With the focus of the agency being steered toward sales, Compass’ role is to take all administrative burdens from the VCVB. The firm now oversees the bureau’s general management, personnel, budgeting, sales and marketing, public relations, convention and visitor services, operating services, special event coordinating and merchandising.
The plan means a “call to action,” not only for the VCVB, but for all tourism entities in Vicksburg and Warren County, Gawronski said.
Specifically, the tourism bureau will begin offering packages for visitors, which would consist of grouping tours, dining and shopping with events. The purpose is to show visitors the city and, hopefully, convince them to stay longer. To get people to Vicksburg, Compass has begun advertising the VCVB with 7-foot rotating signs at the Jackson-Evers International Airport in Jackson, and the group plans to provide audio CDs – called city soundtracks – to allow visitors to participate in self-operated tours of the city.
“This is a great step, but it’s not the final step,” Gawronski said of the business and marketing plan. “As all the public entities get together, we can see it’s finally getting better. We can see the benefits of working together.”
Plans similar to the one devised by Compass have been created by CVBs across the state. Oxford, in North Mississippi and home to the University of Mississippi, focuses on selling Oxford as a leisure travel destination. The city’s strategic marketing plan focuses on advertising, trade shows, industry organizations, collateral materials, personal selling, direct mail, inquiry fulfillment, group tour programs and special events.
Gawronski said he and his staff looked at markets, such as Tupelo, which has a population of about 35,000; Canton, with 13,000; and Tunica, with about 1,000, when devising the plan. Vicksburg has about 26,000 residents, while Warren County is home to about 50,000. Gawronski said the towns became examples because of Tupelo’s sports market, Canton’s film industry and Tunica’s gaming industry.
“We are all of that,” he said.
The marketing plan devised by Compass for the VCVB is divided into 11 strategies, each concentrating on exploiting Vicksburg through sales and advertising campaigns.
A 5-minute commercial summing up Vicksburg has already been sent out as a DVD to all the state visitors centers in Mississippi, said local Compass Special Projects Coordinator Annette Kirklin.
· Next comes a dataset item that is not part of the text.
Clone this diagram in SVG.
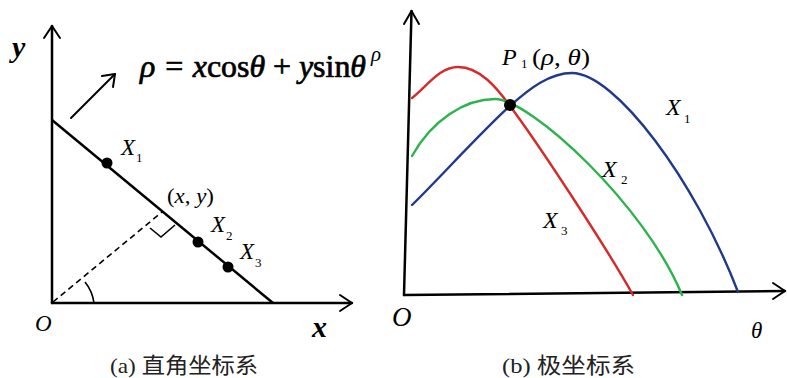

A billboard advertising the bureau was recently placed between the 34 and 27 mile markers along Interstate 20.
The VCVB plans to focus strongly on sports marketing by bringing sports tournaments and conventions to the city. Once the groups are here, Gawronski said he is sure they will stay and spend money.
The convention center staff has also aligned conventions with downtown events, such as Main Street’s Hit the Bricks and the Fourth of July Celebrations, in order to give visitors a taste of Vicksburg. Compass will continue to coordinate events as a strategy of promoting the city as well as offering FAM, or familiarization, tours to travel agents and tour operators.
“There are several things for them to do to fill their time,” he said. “While they’re here, we need to drum money from their purses or pocketbooks – get them to spend their money here.”
The VCVB, established in 1972, is designed to help chart tourism in Vicksburg and Warren County and oversee the paid staff of offices on Clay Street at Old Highway 27 and on Washington Street at Clay.
Funded by a 1 percent countywide tax added to room rentals, restaurant meals and bar tabs, the agency was created to recruit and coordinate tours, advertise local attractions, operate welcome centers and conduct other development projects. It was the first such agency of its type in the state and its budget has grown from as little as $40,000 per year to $1 million or more.
Board members are volunteers who serve four-year terms, five appointed by the Mayor and Aldermen, five by the Warren County Board of Supervisors and one who is a joint appointment of city and county governments.